KHARTOUM, Sudan (CDN) — Sudanese National Security Intelligence and Security Service agents have arrested a Christian woman in a Darfur camp for displaced people, accusing her of converting Muslims to Christianity, said sources who fear she is being tortured.
At the same time, in Khartoum a Christian mother of a 2-month-old baby is wounded and destitute because she and her husband left Islam for Christianity.
In Darfur Region in northwestern Sudan, Hawa Abdalla Muhammad Saleh was arrested on May 9 in the Abu Shouk camp for Internally Displaced Persons in Al-Fashir, capital of North Darfur state, sources said.
Abdalla has yet to be officially charged, but authorities have accused her of possessing and distributing Bibles to others in the camp, including children. Sources said she could also be tried for apostasy, which carries the death sentence in Sudan.
Abdalla has been transferred to an unknown location in Khartoum, sources said, adding that they fear she could be tortured as she was detained and tortured for six days in 2009. Intelligence agents, they said, have been monitoring her movements for some time.
“There is no guarantee of her safety,” said one source in Darfur.
The U.S. Department of State’s International Religious Freedom Report 2010 notes that while Sudan’s Interim National Constitution provides for freedom of religion throughout the country, it establishes sharia (Islamic law) as a source of legislation in the north.
The arrest comes as northern Christians become more vulnerable to official and societal pressure with South Sudan set to split from the predominantly Muslim north on July 9. Adding to tensions was the north’s weekend military attack on Abyei Town, located in a disputed, oil-rich region to which both South Sudan and the north lay claim.
Knife Attacks
In Khartoum, the Christian couple with the newborn said they have come under attack for converting from Islam to Christianity.
Omar Hassan and Amouna Ahamdi, both 27, said they fled Nyala, 120 kilometers (75 miles) southwest of El-Fashir, for Khartoum in June 2010, but knife-wielding, masked assailants on May 4 attacked the couple after relatives learned that they had converted from Islam to Christianity. Hassan told Compass that he and his wife were renting a house from her uncle in Khartoum, but he ordered them to leave after learning they had left Islam.
His wife was injured trying to protect him during the May 4 attack, he told Compass.
“I have been in Khartoum for six months, with no job to support my sick wife,” Hassan said. “Muslims invaded our house and, in an attempt to kill me, they knifed my wife in the hand.”
The knife pierced the palm of Ahamdi, who said her brother had stabbed her three times in the stomach nine months ago, seriously injuring her spleen, after she told him she had become a Christian.
“I feel pain, but my husband is alive, and we are praying that we get money for treatment for both my hand and the spleen,” she said.
In the violent outburst, her brother also broke her left leg.

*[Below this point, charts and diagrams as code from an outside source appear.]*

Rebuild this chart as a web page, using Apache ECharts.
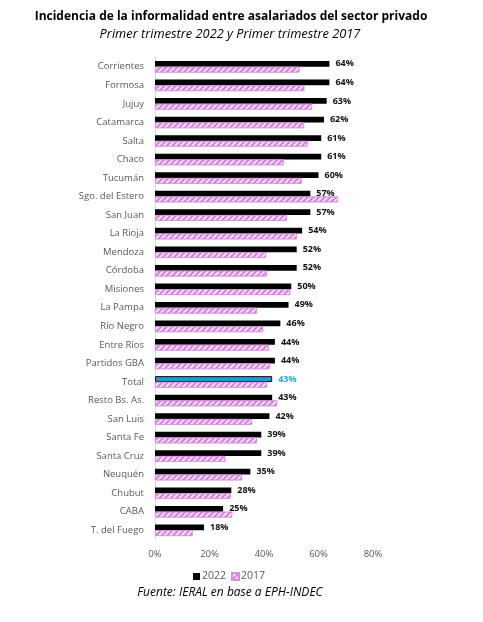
<!DOCTYPE html>
<html>
<head>
<meta charset="utf-8">
<script src="https://cdn.jsdelivr.net/npm/echarts@6/dist/echarts.min.js"></script>
<style>
  html, body { margin: 0; padding: 0; background: #fff; }
  #chart { width: 483px; height: 622px; }
</style>
</head>
<body>
<div id="chart"></div>
<script>
// provincias, de mayor a menor informalidad 2022
var provincias = ['Corrientes', 'Formosa', 'Jujuy', 'Catamarca', 'Salta', 'Chaco', 'Tucumán',
  'Sgo. del Estero', 'San Juan', 'La Rioja', 'Mendoza', 'Córdoba', 'Misiones', 'La Pampa',
  'Río Negro', 'Entre Ríos', 'Partidos GBA', 'Total', 'Resto Bs. As.', 'San Luis', 'Santa Fe',
  'Santa Cruz', 'Neuquén', 'Chubut', 'CABA', 'T. del Fuego'];
var valores2022 = [64, 64, 63, 62, 61, 61, 60, 57, 57, 54, 52, 52, 50, 49, 46, 44, 44, 43, 43, 42, 39, 39, 35, 28, 25, 18];
var valores2017 = [53, 54.8, 57.6, 54.7, 56, 47.2, 53.8, 67.1, 48.4, 52.1, 40.7, 41.1, 49.6, 37.4,
  39.6, 41.7, 42.1, 41.1, 44.8, 35.6, 37.4, 25.8, 31.9, 27.7, 28.3, 13.8];
var ticksX = [0, 20, 40, 60, 80];

var gris = '#595959';
var azul = '#1ba1d8';

var datos2022 = valores2022.map(function (v, i) {
  if (provincias[i] == 'Total') {
    return {
      value: v,
      itemStyle: { color: azul, borderColor: '#000', borderWidth: 1 },
      label: { color: '#29abe2' }
    };
  }
  return v;
});

var chart = echarts.init(document.getElementById('chart'));
var option = {
  animation: false,
  title: [
    {
      text: 'Incidencia de la informalidad entre asalariados del sector privado',
      left: 226, top: 6, textAlign: 'center',
      textStyle: { fontFamily: 'Open Sans', fontSize: 12, fontWeight: 'bold', color: '#000' }
    },
    {
      text: 'Primer trimestre 2022 y Primer trimestre 2017',
      left: 225, top: 23, textAlign: 'center',
      textStyle: { fontFamily: 'Open Sans', fontSize: 12.8, fontStyle: 'italic', fontWeight: 'normal', color: '#000' }
    },
    {
      text: 'Fuente: IERAL en base a EPH-INDEC',
      left: 225, top: 582, textAlign: 'center',
      textStyle: { fontFamily: 'Open Sans', fontSize: 12, fontStyle: 'italic', fontWeight: 'normal', color: '#000' }
    }
  ],
  legend: {
    left: 188, top: 566,
    itemWidth: 7, itemHeight: 7, itemGap: 5,
    icon: 'rect',
    textStyle: { fontFamily: 'Open Sans', fontSize: 10.5, color: gris, padding: [0, 0, 0, -3] },
    data: ['2022', '2017']
  },
  grid: { left: 155, right: 110, top: 57.5, bottom: 82.5 },
  xAxis: {
    type: 'value',
    min: 0, max: 80, interval: 20,
    splitLine: { show: false },
    axisLine: { show: false },
    axisTick: { show: false },
    axisLabel: {
      color: gris, fontFamily: 'Open Sans', fontSize: 9.5, margin: 10,
      customValues: ticksX,
      formatter: function (v) { return v + '%'; }
    }
  },
  yAxis: {
    type: 'category',
    inverse: true,
    data: provincias,
    axisLine: { show: true, lineStyle: { color: '#d9d9d9' } },
    axisTick: { show: false },
    axisLabel: { color: gris, fontFamily: 'Open Sans', fontSize: 9.5, margin: 11 }
  },
  series: [
    {
      name: '2022',
      type: 'bar',
      data: datos2022,
      barGap: '0%',
      barCategoryGap: '38%',
      itemStyle: { color: '#000' },
      label: {
        show: true, position: 'right', distance: 6,
        fontFamily: 'Open Sans', fontSize: 9, fontWeight: 'bold', color: '#111',
        formatter: function (p) { return Math.round(p.value) + '%'; }
      }
    },
    {
      name: '2017',
      type: 'bar',
      data: valores2017,
      itemStyle: {
        color: '#fbe6fb',
        borderColor: '#d78be0',
        borderWidth: 0.6,
        decal: {
          symbol: 'rect',
          symbolSize: 1,
          color: '#d47ee0',
          dashArrayX: [1, 0],
          dashArrayY: [1.5, 2],
          rotation: -Math.PI / 4
        }
      }
    }
  ]
};
chart.setOption(option);
</script>
</body>
</html>
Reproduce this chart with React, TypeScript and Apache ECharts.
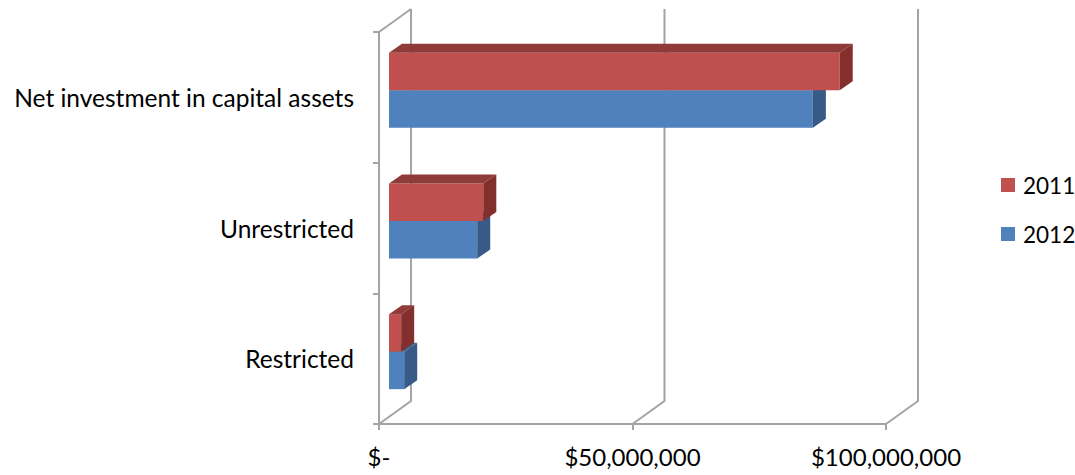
import React, { useEffect, useRef } from "react";
import * as echarts from "echarts";

const categories = ["Restricted", "Unrestricted", "Net investment in capital assets"];
const seriesNames = ["2011", "2012"];
const values2011 = [2400000, 18600000, 88900000];
const values2012 = [3000000, 17400000, 83600000];
const xTicks = [0, 50000000, 100000000];

const DEPTH_X = 32;
const DEPTH_Y = -23;
const BAR_OFF_X = 10;
const BAR_OFF_Y = -7;
const BAR_DX = 13;
const BAR_DY = -9;
const BAR_FRAC = 0.287;
const FRAME_COLOR = "#A4A4A4";
const FONT = "Lato";

const palette: Record<string, { front: string; top: string; side: string }> = {
  "2011": { front: "#C0504D", top: "#8F3B39", side: "#822F2D" },
  "2012": { front: "#4F81BD", top: "#3D6592", side: "#375A86" },
};

function makeBarRender(sIdx: number, c: { front: string; top: string; side: string }) {
  return (params: any, api: any) => {
    const val = api.value(0);
    const cat = api.value(1);
    const p0 = api.coord([0, cat]);
    const p1 = api.coord([val, cat]);
    const band = api.size([0, 1])[1];
    const h = band * BAR_FRAC;
    const yc = p0[1];
    const yTop = (sIdx === 0 ? yc - h : yc) + BAR_OFF_Y;
    const yBot = yTop + h;
    const x0 = p0[0] + BAR_OFF_X;
    const x1 = p1[0] + BAR_OFF_X;
    return {
      type: "group",
      children: [
        {
          type: "polygon",
          shape: { points: [[x0, yTop], [x1, yTop], [x1, yBot], [x0, yBot]] },
          style: { fill: c.front },
        },
        {
          type: "polygon",
          shape: {
            points: [
              [x0, yTop],
              [x1, yTop],
              [x1 + BAR_DX, yTop + BAR_DY],
              [x0 + BAR_DX, yTop + BAR_DY],
            ],
          },
          style: { fill: c.top },
        },
        {
          type: "polygon",
          shape: {
            points: [
              [x1, yTop],
              [x1 + BAR_DX, yTop + BAR_DY],
              [x1 + BAR_DX, yBot + BAR_DY],
              [x1, yBot],
            ],
          },
          style: { fill: c.side },
        },
      ],
    };
  };
}

function frameRender(params: any, api: any) {
  const cs = params.coordSys;
  const v = api.value(0);
  const x = api.coord([v, 0])[0];
  const top = cs.y;
  const bottom = cs.y + cs.height;
  const lineStyle = { stroke: FRAME_COLOR, lineWidth: 2, fill: null };
  const children: any[] = [
    {
      type: "polyline",
      shape: {
        points: [
          [x, bottom],
          [x + DEPTH_X, bottom + DEPTH_Y],
          [x + DEPTH_X, top + DEPTH_Y],
        ],
      },
      style: lineStyle,
    },
  ];
  if (v === 0) {
    children.push({
      type: "line",
      shape: { x1: x, y1: top, x2: x + DEPTH_X, y2: top + DEPTH_Y },
      style: lineStyle,
    });
  }
  return { type: "group", children };
}

export default function App() {
  const ref = useRef<HTMLDivElement>(null);
  useEffect(() => {
    if (!ref.current) return;
    const chart = echarts.init(ref.current, null, { renderer: "svg" });
    const valueLists = [values2011, values2012];
    chart.setOption({
      animation: false,
      backgroundColor: "#ffffff",
      textStyle: { fontFamily: FONT },
      grid: { left: 379, right: 189, top: 32, bottom: 51 },
      legend: {
        orient: "vertical",
        left: 996,
        top: 166,
        itemWidth: 14,
        itemHeight: 14,
        itemGap: 21,
        icon: "rect",
        textStyle: { fontFamily: FONT, fontSize: 22.5, color: "#000", lineHeight: 28, padding: [0, 0, 0, 3] },
        data: seriesNames.map((n) => ({ name: n, itemStyle: { color: palette[n].front } })),
      },
      xAxis: {
        type: "value",
        min: 0,
        max: 100000000,
        interval: 50000000,
        axisLine: { show: true, lineStyle: { color: FRAME_COLOR, width: 2 } },
        axisTick: { show: true, length: 6, lineStyle: { color: FRAME_COLOR, width: 2 } },
        splitLine: { show: false },
        axisLabel: {
          margin: 20,
          fontFamily: FONT,
          fontSize: 24,
          color: "#000",
          formatter: (v: number) => (v === 0 ? "$-" : "$" + v.toLocaleString("en-US")),
        },
      },
      yAxis: {
        type: "category",
        data: categories,
        axisLine: { show: true, lineStyle: { color: FRAME_COLOR, width: 2 } },
        axisTick: { show: true, length: 6, lineStyle: { color: FRAME_COLOR, width: 2 } },
        axisLabel: { margin: 25, fontFamily: FONT, fontSize: 24.5, color: "#000" },
      },
      series: [
        {
          type: "custom",
          name: "frame",
          silent: true,
          renderItem: frameRender,
          encode: { x: 0, y: 1 },
          data: xTicks.map((v) => [v, 0]),
          z: 1,
        },
        ...seriesNames.map((n, i) => ({
          type: "custom",
          name: n,
          renderItem: makeBarRender(i, palette[n]),
          itemStyle: { color: palette[n].front },
          encode: { x: 0, y: 1 },
          data: valueLists[i].map((v, k) => [v, k]),
          z: i === 0 ? 4 : 3,
        })),
      ],
    });
    return () => chart.dispose();
  }, []);
  return <div ref={ref} style={{ position: "fixed", left: 0, top: 0, width: 1075, height: 475 }} />;
}
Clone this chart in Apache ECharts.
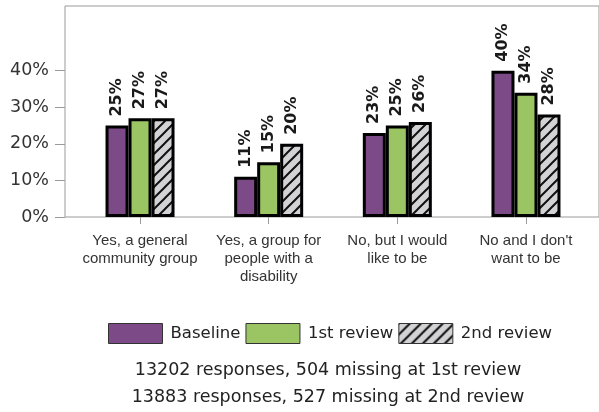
<!DOCTYPE html>
<html>
<head>
<meta charset="utf-8">
<script src="https://cdn.jsdelivr.net/npm/echarts@6/dist/echarts.min.js"></script>
<style>
html,body{margin:0;padding:0;background:#fff;}
#chart{width:599px;height:412px;}
</style>
</head>
<body>
<div id="chart"></div>
<script>
const categories = ['Yes, a general\ncommunity group', 'Yes, a group for\npeople with a\ndisability', 'No, but I would\nlike to be', "No and I don't\nwant to be"];
const seriesNames = ['Baseline', '1st review', '2nd review'];
const baseline = [25, 11, 23, 40];
const review1 = [27, 15, 25, 34];
const review2 = [27, 20, 26, 28];
const yTicks = [0, 10, 20, 30, 40];
const footnotes = ['13202 responses, 504 missing at 1st review', '13883 responses, 527 missing at 2nd review'];

function hatch() {
  const s = 11;
  const c = document.createElement('canvas');
  c.width = s; c.height = s;
  const g = c.getContext('2d');
  g.fillStyle = '#d3d3d5';
  g.fillRect(0, 0, s, s);
  g.strokeStyle = '#111';
  g.lineWidth = 2;
  g.beginPath();
  g.moveTo(-2, s + 2); g.lineTo(s + 2, -2);
  g.moveTo(-2, 2); g.lineTo(2, -2);
  g.moveTo(s - 2, s + 2); g.lineTo(s + 2, s - 2);
  g.stroke();
  return c;
}

const chart = echarts.init(document.getElementById('chart'), null, {renderer: 'canvas'});
const colors = ['#7d4a88', '#9bc563', {image: hatch(), repeat: 'repeat'}];
const values = [baseline, review1, review2];
const YMAX = 57.7;

const labelStyle = {
  show: true, position: 'top', rotate: 90, align: 'left', verticalAlign: 'middle',
  distance: 9, fontFamily: 'DejaVu Sans', fontWeight: 'bold', fontSize: 16, color: '#1a1a1a',
  formatter: '{c}%'
};

chart.setOption({
  animation: false,
  grid: [
    {left: 65, top: 6, right: -4, bottom: 195, show: true, borderColor: '#9a9a9a', borderWidth: 1, backgroundColor: 'transparent'},
    {left: 75.7, top: 6, right: 8.7, bottom: 195}
  ],
  xAxis: [
    {type: 'value', gridIndex: 0, show: false, min: 0, max: 1},
    {type: 'category', gridIndex: 1, data: categories,
     axisLine: {show: false},
     axisTick: {show: true, alignWithLabel: true, length: 7, lineStyle: {color: '#9a9a9a'}},
     axisLabel: {margin: 15, fontFamily: 'Liberation Sans', fontSize: 15, lineHeight: 18, color: '#333', interval: 0}}
  ],
  yAxis: [
    {type: 'value', gridIndex: 0, min: 0, max: YMAX,
     axisLine: {show: false},
     splitLine: {show: false},
     axisTick: {show: true, length: 10, lineStyle: {color: '#9a9a9a'}, customValues: yTicks},
     axisLabel: {margin: 16, fontFamily: 'DejaVu Sans', fontSize: 17.5, color: '#333', customValues: yTicks, formatter: '{value}%'}},
    {type: 'value', gridIndex: 1, min: 0, max: YMAX, show: false, splitLine: {show: false}}
  ],
  legend: {
    data: seriesNames, top: 323, left: 108, padding: 0, icon: 'rect',
    itemWidth: 54, itemHeight: 20, itemGap: 5,
    itemStyle: {borderWidth: 1, borderColor: '#333'},
    textStyle: {fontFamily: 'DejaVu Sans', fontSize: 16.5, color: '#222', padding: [0, 0, 0, 3]}
  },
  graphic: footnotes.map((t, i) => ({
    type: 'text', x: 328, y: 370 + i * 27,
    style: {text: t, fontFamily: 'DejaVu Sans', fontSize: 17.5, fill: '#222', align: 'center', verticalAlign: 'middle'}
  })),
  series: seriesNames.map((n, i) => ({
    name: n, type: 'bar', xAxisIndex: 1, yAxisIndex: 1,
    data: values[i], barWidth: 23, barGap: '0%',
    itemStyle: {color: colors[i], borderColor: '#000', borderWidth: 3},
    label: labelStyle
  }))
});
</script>
</body>
</html>
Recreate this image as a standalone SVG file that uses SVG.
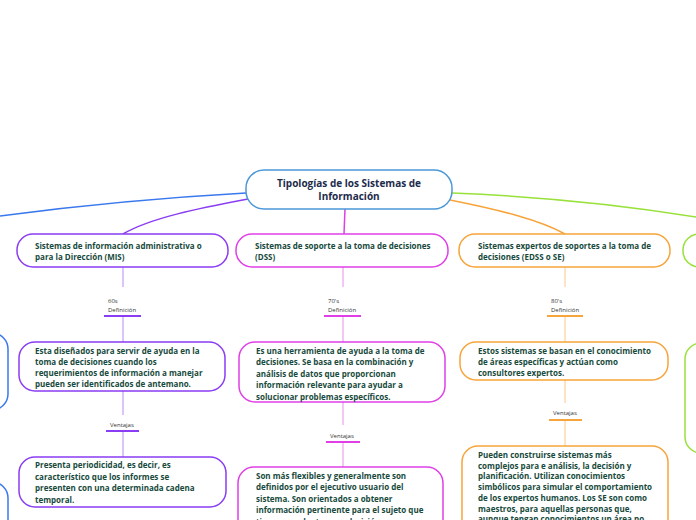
<svg xmlns="http://www.w3.org/2000/svg" width="696" height="520" viewBox="0 0 696 520">
<style>
.t{font-family:"Open Sans","Noto Sans","Liberation Sans",sans-serif;font-weight:bold;font-size:8px;fill:#174a3c}
.c{font-family:"Open Sans","Noto Sans","Liberation Sans",sans-serif;font-weight:bold;font-size:10px;fill:#1c2b4b;text-anchor:middle}
.s{font-family:"Open Sans","Noto Sans","Liberation Sans",sans-serif;font-size:6px;fill:#333}
.box{fill:#fff;stroke-width:1.5}
.p{stroke:#8a3df2}.m{stroke:#e03fe6}.o{stroke:#f7a43a}.g{stroke:#98e13a}.b{stroke:#3a78ee}
.br{fill:none;stroke-width:1.5}
.v{fill:none;stroke-width:1;stroke-opacity:0.6}
.u{fill:none;stroke-width:2}
</style>
<rect width="696" height="520" fill="#fff"/>
<g id="connectors">
<path class="br b" d="M246,193 Q120,200 0,216" stroke-width="2"/>
<path class="br p" d="M248,199 C200,208 150,218 123,234"/>
<path class="br m" d="M345,209 L344,234"/>
<path class="br o" d="M450,200 C500,210 540,220 565,234"/>
<path class="br g" d="M452,193 Q580,198 696,217"/>
<path class="v p" d="M123,267 V287 M123,316 V342 M123,391 V415 M123,431 V457"/>
<path class="v m" d="M343,267 V287 M343,316 V342 M343,402 V425 M343,442 V467"/>
<path class="v o" d="M565,267 V287 M565,316 V342 M565,380 V403 M565,420 V446"/>
<path class="u p" d="M104,316 H141 M106,431 H139"/>
<path class="u m" d="M324,316 H361 M326,442 H360"/>
<path class="u o" d="M547,316 H583 M549,420 H582"/>
</g>
<g id="central">
<rect class="box" x="246" y="170" width="206" height="39" rx="18" stroke="#4a98d8"/>
<text class="c" x="349" y="186.5">Tipologías de los Sistemas de</text>
<text class="c" x="349" y="199.5">Información</text>
</g>
<g id="mis">
<rect class="box p" x="17" y="234" width="211" height="33" rx="16"/>
<text class="t" x="35" y="249">Sistemas de información administrativa o</text>
<text class="t" x="35" y="260">para la Dirección (MIS)</text>
</g>
<g id="mis-label1">
<text class="s" x="108" y="303">60s</text>
<text class="s" x="108" y="312">Definición</text>
</g>
<g id="mis-def">
<rect class="box p" x="19" y="342" width="206" height="49" rx="16"/>
<text class="t" x="35" y="353.5">Esta diseñados para servir de ayuda en la</text>
<text class="t" x="35" y="364.5">toma de decisiones cuando los</text>
<text class="t" x="35" y="376">requerimientos de información a manejar</text>
<text class="t" x="35" y="387">pueden ser identificados de antemano.</text>
</g>
<g id="mis-label2">
<text class="s" x="110" y="427">Ventajas</text>
</g>
<g id="mis-ven">
<rect class="box p" x="19" y="457" width="207" height="50" rx="16"/>
<text class="t" x="35" y="468">Presenta periodicidad, es decir, es</text>
<text class="t" x="35" y="479.5">característico que los informes se</text>
<text class="t" x="35" y="491">presenten con una determinada cadena</text>
<text class="t" x="35" y="502.5">temporal.</text>
</g>
<g id="dss">
<rect class="box m" x="236" y="234" width="212" height="33" rx="16"/>
<text class="t" x="255" y="249">Sistemas de soporte a la toma de decisiones</text>
<text class="t" x="255" y="260">(DSS)</text>
</g>
<g id="dss-label1">
<text class="s" x="328" y="303">70's</text>
<text class="s" x="328" y="312">Definición</text>
</g>
<g id="dss-def">
<rect class="box m" x="239" y="342" width="206" height="60" rx="16"/>
<text class="t" x="256" y="353.5">Es una herramienta de ayuda a la toma de</text>
<text class="t" x="256" y="365">decisiones. Se basa en la combinación y</text>
<text class="t" x="256" y="376.5">análisis de datos que proporcionan</text>
<text class="t" x="256" y="388">información relevante para ayudar a</text>
<text class="t" x="256" y="399.5">solucionar problemas específicos.</text>
</g>
<g id="dss-label2">
<text class="s" x="330" y="438">Ventajas</text>
</g>
<g id="dss-ven">
<rect class="box m" x="238" y="467" width="205" height="80" rx="16"/>
<text class="t" x="256" y="478.5">Son más flexibles y generalmente son</text>
<text class="t" x="256" y="490">definidos por el ejecutivo usuario del</text>
<text class="t" x="256" y="501.5">sistema. Son orientados a obtener</text>
<text class="t" x="256" y="513">información pertinente para el sujeto que</text>
<text class="t" x="256" y="524.5">tiene que adoptar una decisión.</text>
</g>
<g id="edss">
<rect class="box o" x="459" y="234" width="211" height="33" rx="16"/>
<text class="t" x="478" y="249">Sistemas expertos de soportes a la toma de</text>
<text class="t" x="478" y="260">decisiones (EDSS o SE)</text>
</g>
<g id="edss-label1">
<text class="s" x="551" y="303">80's</text>
<text class="s" x="551" y="312">Definición</text>
</g>
<g id="edss-def">
<rect class="box o" x="460" y="342" width="208" height="38" rx="16"/>
<text class="t" x="478" y="353.5">Estos sistemas se basan en el conocimiento</text>
<text class="t" x="478" y="364.5">de áreas específicas y actúan como</text>
<text class="t" x="478" y="376">consultores expertos.</text>
</g>
<g id="edss-label2">
<text class="s" x="553" y="415">Ventajas</text>
</g>
<g id="edss-ven">
<rect class="box o" x="462" y="446" width="206" height="100" rx="16"/>
<text class="t" x="478" y="458">Pueden construirse sistemas más</text>
<text class="t" x="478" y="468.7">complejos para e análisis, la decisión y</text>
<text class="t" x="478" y="479.4">planificación. Utilizan conocimientos</text>
<text class="t" x="478" y="490.1">simbólicos para simular el comportamiento</text>
<text class="t" x="478" y="500.8">de los expertos humanos. Los SE son como</text>
<text class="t" x="478" y="511.5">maestros, para aquellas personas que,</text>
<text class="t" x="478" y="522.2">aunque tengan conocimientos un área no</text>
</g>
<g id="left-nodes">
<rect class="box b" x="-100" y="333" width="108" height="77" rx="16"/>
<rect class="box b" x="-100" y="482" width="108" height="60" rx="16"/>
</g>
<g id="right-nodes">
<rect class="box g" x="683" y="234" width="100" height="33" rx="16"/>
<rect class="box g" x="685" y="343" width="100" height="110" rx="16"/>
</g>
</svg>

She was rushed to a local hospital, where personnel were reluctant to treat her because of her conversion, sources told Compass. Ultimately she was hospitalized in Nyala Teaching Hospital for three weeks – where she met Hassan, a recent convert who had also suffered for his faith who visited her after hearing how her family hurt her.
He said he found no one caring for her even though she was in agony. He called an Episcopal Church of Sudan (ECS) pastor to help her, and she was discharged after partial recovery – to the hostile home where she had been attacked.